*Job*:
Copy out the listing that follows, exact in every word, and skip the images.

*Dataset excerpt*:

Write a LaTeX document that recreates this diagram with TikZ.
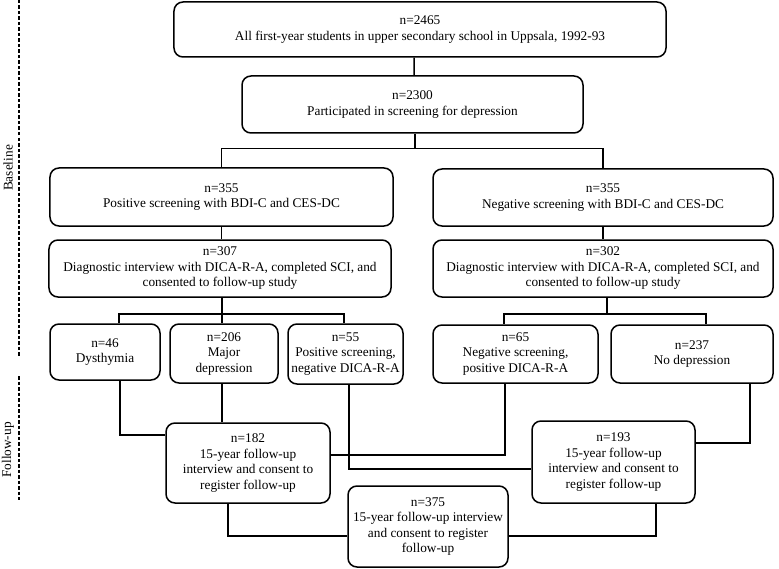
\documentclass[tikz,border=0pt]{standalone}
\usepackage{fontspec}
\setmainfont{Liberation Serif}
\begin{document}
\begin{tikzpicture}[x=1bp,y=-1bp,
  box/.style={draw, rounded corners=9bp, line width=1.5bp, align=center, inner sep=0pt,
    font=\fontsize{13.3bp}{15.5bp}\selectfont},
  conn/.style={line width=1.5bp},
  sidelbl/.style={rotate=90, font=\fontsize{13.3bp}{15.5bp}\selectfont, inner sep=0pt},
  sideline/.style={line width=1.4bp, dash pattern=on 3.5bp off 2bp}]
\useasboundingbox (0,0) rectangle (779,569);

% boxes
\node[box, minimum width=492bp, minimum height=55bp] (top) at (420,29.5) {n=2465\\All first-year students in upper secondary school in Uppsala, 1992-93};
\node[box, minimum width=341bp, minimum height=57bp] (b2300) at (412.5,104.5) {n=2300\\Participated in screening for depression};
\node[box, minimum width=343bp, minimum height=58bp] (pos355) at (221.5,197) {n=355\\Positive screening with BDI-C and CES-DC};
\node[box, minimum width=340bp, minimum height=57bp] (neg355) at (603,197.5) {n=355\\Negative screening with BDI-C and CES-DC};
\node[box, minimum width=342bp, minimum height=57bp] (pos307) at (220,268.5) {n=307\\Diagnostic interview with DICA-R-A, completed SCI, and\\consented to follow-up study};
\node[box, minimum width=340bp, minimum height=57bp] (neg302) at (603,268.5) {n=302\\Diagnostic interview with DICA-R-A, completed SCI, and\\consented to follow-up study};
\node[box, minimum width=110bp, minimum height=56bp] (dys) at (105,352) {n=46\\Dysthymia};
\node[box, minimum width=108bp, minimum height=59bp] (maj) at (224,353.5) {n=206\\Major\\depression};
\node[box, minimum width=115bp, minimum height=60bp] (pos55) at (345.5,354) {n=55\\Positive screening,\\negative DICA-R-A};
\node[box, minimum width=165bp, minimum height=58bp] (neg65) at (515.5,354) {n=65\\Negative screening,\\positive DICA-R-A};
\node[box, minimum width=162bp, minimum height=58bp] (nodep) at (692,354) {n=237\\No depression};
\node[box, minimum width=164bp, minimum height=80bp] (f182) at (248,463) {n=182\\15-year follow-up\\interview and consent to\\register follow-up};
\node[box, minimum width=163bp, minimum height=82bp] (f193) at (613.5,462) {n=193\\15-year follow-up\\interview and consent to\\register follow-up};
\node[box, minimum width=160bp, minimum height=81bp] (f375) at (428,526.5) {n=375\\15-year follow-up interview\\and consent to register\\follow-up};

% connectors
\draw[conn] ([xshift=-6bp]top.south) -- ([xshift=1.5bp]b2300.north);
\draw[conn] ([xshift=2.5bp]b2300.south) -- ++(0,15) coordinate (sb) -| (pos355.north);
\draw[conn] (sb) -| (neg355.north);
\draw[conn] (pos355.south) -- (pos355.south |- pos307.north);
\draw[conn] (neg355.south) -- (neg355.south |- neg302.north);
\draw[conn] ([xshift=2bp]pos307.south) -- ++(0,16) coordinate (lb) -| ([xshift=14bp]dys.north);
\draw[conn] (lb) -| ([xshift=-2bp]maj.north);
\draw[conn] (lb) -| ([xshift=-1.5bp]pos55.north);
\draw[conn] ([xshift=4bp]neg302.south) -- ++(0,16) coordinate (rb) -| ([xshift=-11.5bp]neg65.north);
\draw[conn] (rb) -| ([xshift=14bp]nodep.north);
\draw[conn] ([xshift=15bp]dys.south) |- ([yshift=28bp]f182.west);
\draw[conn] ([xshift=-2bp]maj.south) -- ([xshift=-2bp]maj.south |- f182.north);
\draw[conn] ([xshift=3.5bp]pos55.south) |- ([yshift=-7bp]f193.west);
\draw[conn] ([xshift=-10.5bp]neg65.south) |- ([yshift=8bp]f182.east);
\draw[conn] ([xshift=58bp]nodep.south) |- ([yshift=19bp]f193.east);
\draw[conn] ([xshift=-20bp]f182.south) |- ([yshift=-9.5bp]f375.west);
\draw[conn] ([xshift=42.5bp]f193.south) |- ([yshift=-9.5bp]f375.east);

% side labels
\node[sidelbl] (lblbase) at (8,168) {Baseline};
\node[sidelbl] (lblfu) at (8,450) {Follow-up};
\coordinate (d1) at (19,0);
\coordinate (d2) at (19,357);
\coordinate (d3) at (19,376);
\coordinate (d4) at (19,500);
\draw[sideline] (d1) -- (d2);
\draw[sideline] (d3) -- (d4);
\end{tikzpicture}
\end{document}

*Expected answer*:
Write a LaTeX document that recreates this diagram with TikZ.
\documentclass[tikz,border=0pt]{standalone}
\usepackage{fontspec}
\setmainfont{Liberation Serif}
\begin{document}
\begin{tikzpicture}[x=1bp,y=-1bp,
  box/.style={draw, rounded corners=9bp, line width=1.5bp, align=center, inner sep=0pt,
    font=\fontsize{13.3bp}{15.5bp}\selectfont},
  conn/.style={line width=1.5bp},
  sidelbl/.style={rotate=90, font=\fontsize{13.3bp}{15.5bp}\selectfont, inner sep=0pt},
  sideline/.style={line width=1.4bp, dash pattern=on 3.5bp off 2bp}]
\useasboundingbox (0,0) rectangle (779,569);

% boxes
\node[box, minimum width=492bp, minimum height=55bp] (top) at (420,29.5) {n=2465\\All first-year students in upper secondary school in Uppsala, 1992-93};
\node[box, minimum width=341bp, minimum height=57bp] (b2300) at (412.5,104.5) {n=2300\\Participated in screening for depression};
\node[box, minimum width=343bp, minimum height=58bp] (pos355) at (221.5,197) {n=355\\Positive screening with BDI-C and CES-DC};
\node[box, minimum width=340bp, minimum height=57bp] (neg355) at (603,197.5) {n=355\\Negative screening with BDI-C and CES-DC};
\node[box, minimum width=342bp, minimum height=57bp] (pos307) at (220,268.5) {n=307\\Diagnostic interview with DICA-R-A, completed SCI, and\\consented to follow-up study};
\node[box, minimum width=340bp, minimum height=57bp] (neg302) at (603,268.5) {n=302\\Diagnostic interview with DICA-R-A, completed SCI, and\\consented to follow-up study};
\node[box, minimum width=110bp, minimum height=56bp] (dys) at (105,352) {n=46\\Dysthymia};
\node[box, minimum width=108bp, minimum height=59bp] (maj) at (224,353.5) {n=206\\Major\\depression};
\node[box, minimum width=115bp, minimum height=60bp] (pos55) at (345.5,354) {n=55\\Positive screening,\\negative DICA-R-A};
\node[box, minimum width=165bp, minimum height=58bp] (neg65) at (515.5,354) {n=65\\Negative screening,\\positive DICA-R-A};
\node[box, minimum width=162bp, minimum height=58bp] (nodep) at (692,354) {n=237\\No depression};
\node[box, minimum width=164bp, minimum height=80bp] (f182) at (248,463) {n=182\\15-year follow-up\\interview and consent to\\register follow-up};
\node[box, minimum width=163bp, minimum height=82bp] (f193) at (613.5,462) {n=193\\15-year follow-up\\interview and consent to\\register follow-up};
\node[box, minimum width=160bp, minimum height=81bp] (f375) at (428,526.5) {n=375\\15-year follow-up interview\\and consent to register\\follow-up};

% connectors
\draw[conn] ([xshift=-6bp]top.south) -- ([xshift=1.5bp]b2300.north);
\draw[conn] ([xshift=2.5bp]b2300.south) -- ++(0,15) coordinate (sb) -| (pos355.north);
\draw[conn] (sb) -| (neg355.north);
\draw[conn] (pos355.south) -- (pos355.south |- pos307.north);
\draw[conn] (neg355.south) -- (neg355.south |- neg302.north);
\draw[conn] ([xshift=2bp]pos307.south) -- ++(0,16) coordinate (lb) -| ([xshift=14bp]dys.north);
\draw[conn] (lb) -| ([xshift=-2bp]maj.north);
\draw[conn] (lb) -| ([xshift=-1.5bp]pos55.north);
\draw[conn] ([xshift=4bp]neg302.south) -- ++(0,16) coordinate (rb) -| ([xshift=-11.5bp]neg65.north);
\draw[conn] (rb) -| ([xshift=14bp]nodep.north);
\draw[conn] ([xshift=15bp]dys.south) |- ([yshift=28bp]f182.west);
\draw[conn] ([xshift=-2bp]maj.south) -- ([xshift=-2bp]maj.south |- f182.north);
\draw[conn] ([xshift=3.5bp]pos55.south) |- ([yshift=-7bp]f193.west);
\draw[conn] ([xshift=-10.5bp]neg65.south) |- ([yshift=8bp]f182.east);
\draw[conn] ([xshift=58bp]nodep.south) |- ([yshift=19bp]f193.east);
\draw[conn] ([xshift=-20bp]f182.south) |- ([yshift=-9.5bp]f375.west);
\draw[conn] ([xshift=42.5bp]f193.south) |- ([yshift=-9.5bp]f375.east);

% side labels
\node[sidelbl] (lblbase) at (8,168) {Baseline};
\node[sidelbl] (lblfu) at (8,450) {Follow-up};
\coordinate (d1) at (19,0);
\coordinate (d2) at (19,357);
\coordinate (d3) at (19,376);
\coordinate (d4) at (19,500);
\draw[sideline] (d1) -- (d2);
\draw[sideline] (d3) -- (d4);
\end{tikzpicture}
\end{document}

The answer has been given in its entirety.